**** Dataset ****

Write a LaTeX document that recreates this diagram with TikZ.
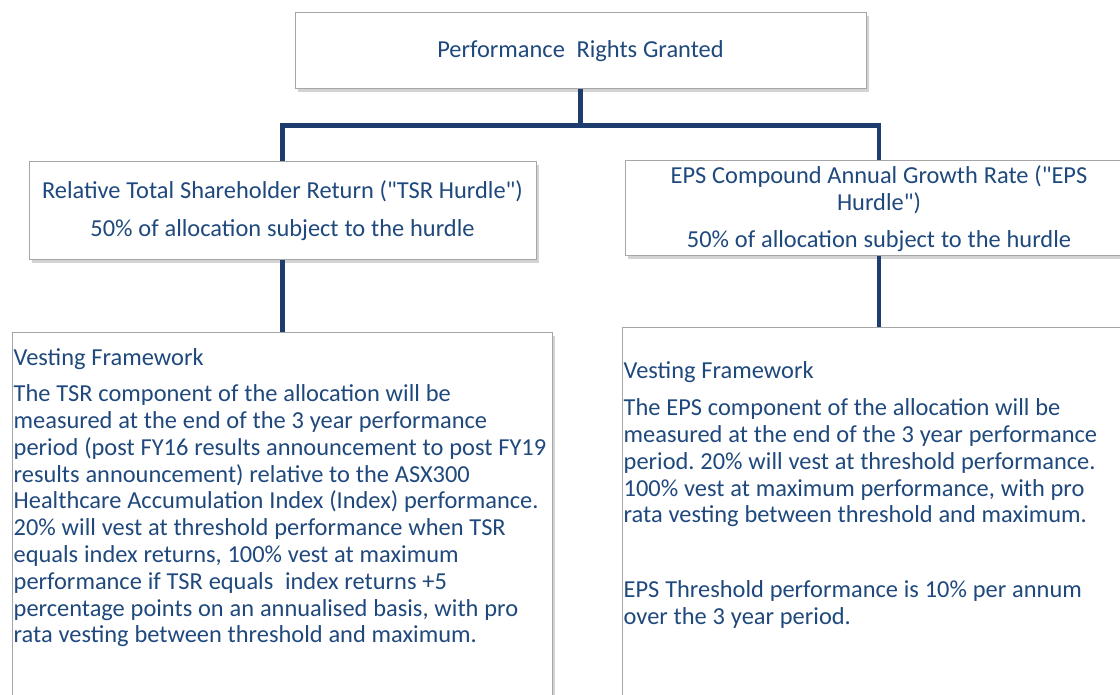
\documentclass[tikz,border=0pt]{standalone}
\usepackage{fontspec}
\setmainfont{Carlito}[Ligatures=TeXOff]
\usetikzlibrary{shadows}

\definecolor{testo}{HTML}{1F497D}
\definecolor{bordo}{HTML}{A6A6A6}
\definecolor{linea}{HTML}{1F3C6E}

\tikzset{
  box/.style={draw=bordo,line width=1pt,fill=white,
    drop shadow={shadow xshift=2.5pt,shadow yshift=-3pt,opacity=0.35}},
  boxtext/.style={text=testo,font=\fontsize{24.4}{26.8}\selectfont\frenchspacing,
    execute at begin node={\spaceskip=0.24em\relax\xspaceskip=0.24em\relax}},
  hurdle/.style={box,boxtext,minimum width=507,text width=500,align=center},
  vesttext/.style={boxtext,text width=600,align=left,inner sep=0pt},
  link/.style={linea,line width=4.5pt}
}

\begin{document}
\begin{tikzpicture}[x=1pt,y=-1pt]

        \useasboundingbox (0,0) rectangle (1120,695);
        \clip (0,0) rectangle (1120,695);

        % Performance rights
        \node[hurdle,minimum width=571,text width=560,minimum height=76] (granted) at (580.5,51)
            {Performance\ \ Rights Granted};

        % Hurdles
        \node[hurdle,minimum height=98] (tsr) at (282.5,211)
            {Relative Total Shareholder Return ("TSR Hurdle")\\[10.9pt]50\% of allocation subject to the hurdle};
        \node[hurdle,minimum height=95] (eps) at (879,208.5)
            {EPS Compound Annual Growth Rate ("EPS\\Hurdle")\\[10pt]50\% of allocation subject to the hurdle};

        % Vesting framework boxes
        \node[box,minimum width=540,minimum height=420,anchor=north west] (tsrvest) at (12,332) {};
        \node[box,minimum width=560,minimum height=420,anchor=north west] (epsvest) at (622,327) {};

        \node[vesttext,anchor=base west] (tsrtext) at (13.5,365) {Vesting Framework\\[9.9pt]
            The TSR component of the allocation will be\\
            measured at the end of the 3 year performance\\
            period (post FY16 results announcement to post FY19\\
            results announcement) relative to the ASX300\\
            Healthcare Accumulation Index (Index) performance.\\
            20\% will vest at threshold performance when TSR\\
            equals index returns, 100\% vest at maximum\\
            performance if TSR equals\ \ index returns +5\\
            percentage points on an annualised basis, with pro\\
            rata vesting between threshold and maximum.};

        \node[vesttext,anchor=base west] (epstext) at (623.5,378) {Vesting Framework\\[11pt]
            The EPS component of the allocation will be\\
            measured at the end of the 3 year performance\\
            period. 20\% will vest at threshold performance.\\
            100\% vest at maximum performance, with pro\\
            rata vesting between threshold and maximum.\\[48pt]
            EPS Threshold performance is 10\% per annum\\
            over the 3 year period.};

        % Connectors
        \draw[link] (granted.south) -- ++(0,36) -| (tsr.north);
        \draw[link] (granted.south) -- ++(0,36) -| (eps.north);
        \draw[link] (tsr.south) -- (tsrvest.north);
        \draw[link] (eps.south) -- (eps.south |- epsvest.north);

\end{tikzpicture}
\end{document}
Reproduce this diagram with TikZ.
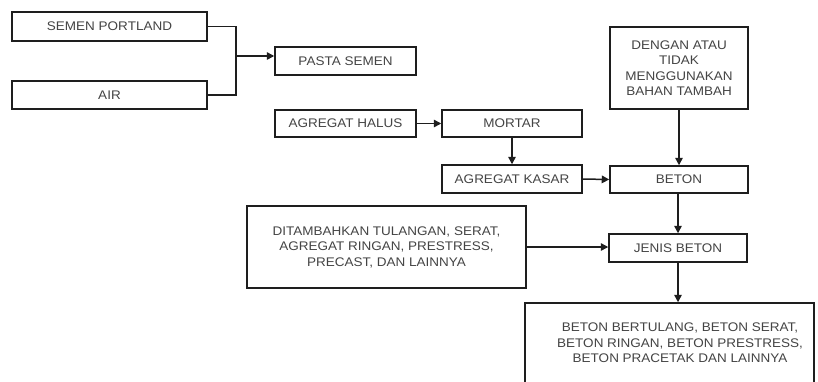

****

→ **What the exercise asks**
Without including any picture, retype the entries exactly.

→ **Solution for this problem**
Write a LaTeX document that recreates this diagram with TikZ.
\documentclass[tikz,border=0pt]{standalone}
\usepackage{fontspec}
\setmainfont{Carlito}[Ligatures=TeXOff]
\usetikzlibrary{shadows}

\definecolor{testo}{HTML}{1F497D}
\definecolor{bordo}{HTML}{A6A6A6}
\definecolor{linea}{HTML}{1F3C6E}

\tikzset{
  box/.style={draw=bordo,line width=1pt,fill=white,
    drop shadow={shadow xshift=2.5pt,shadow yshift=-3pt,opacity=0.35}},
  boxtext/.style={text=testo,font=\fontsize{24.4}{26.8}\selectfont\frenchspacing,
    execute at begin node={\spaceskip=0.24em\relax\xspaceskip=0.24em\relax}},
  hurdle/.style={box,boxtext,minimum width=507,text width=500,align=center},
  vesttext/.style={boxtext,text width=600,align=left,inner sep=0pt},
  link/.style={linea,line width=4.5pt}
}

\begin{document}
\begin{tikzpicture}[x=1pt,y=-1pt]

        \useasboundingbox (0,0) rectangle (1120,695);
        \clip (0,0) rectangle (1120,695);

        % Performance rights
        \node[hurdle,minimum width=571,text width=560,minimum height=76] (granted) at (580.5,51)
            {Performance\ \ Rights Granted};

        % Hurdles
        \node[hurdle,minimum height=98] (tsr) at (282.5,211)
            {Relative Total Shareholder Return ("TSR Hurdle")\\[10.9pt]50\% of allocation subject to the hurdle};
        \node[hurdle,minimum height=95] (eps) at (879,208.5)
            {EPS Compound Annual Growth Rate ("EPS\\Hurdle")\\[10pt]50\% of allocation subject to the hurdle};

        % Vesting framework boxes
        \node[box,minimum width=540,minimum height=420,anchor=north west] (tsrvest) at (12,332) {};
        \node[box,minimum width=560,minimum height=420,anchor=north west] (epsvest) at (622,327) {};

        \node[vesttext,anchor=base west] (tsrtext) at (13.5,365) {Vesting Framework\\[9.9pt]
            The TSR component of the allocation will be\\
            measured at the end of the 3 year performance\\
            period (post FY16 results announcement to post FY19\\
            results announcement) relative to the ASX300\\
            Healthcare Accumulation Index (Index) performance.\\
            20\% will vest at threshold performance when TSR\\
            equals index returns, 100\% vest at maximum\\
            performance if TSR equals\ \ index returns +5\\
            percentage points on an annualised basis, with pro\\
            rata vesting between threshold and maximum.};

        \node[vesttext,anchor=base west] (epstext) at (623.5,378) {Vesting Framework\\[11pt]
            The EPS component of the allocation will be\\
            measured at the end of the 3 year performance\\
            period. 20\% will vest at threshold performance.\\
            100\% vest at maximum performance, with pro\\
            rata vesting between threshold and maximum.\\[48pt]
            EPS Threshold performance is 10\% per annum\\
            over the 3 year period.};

        % Connectors
        \draw[link] (granted.south) -- ++(0,36) -| (tsr.north);
        \draw[link] (granted.south) -- ++(0,36) -| (eps.north);
        \draw[link] (tsr.south) -- (tsrvest.north);
        \draw[link] (eps.south) -- (eps.south |- epsvest.north);

\end{tikzpicture}
\end{document}
Reproduce this diagram with TikZ.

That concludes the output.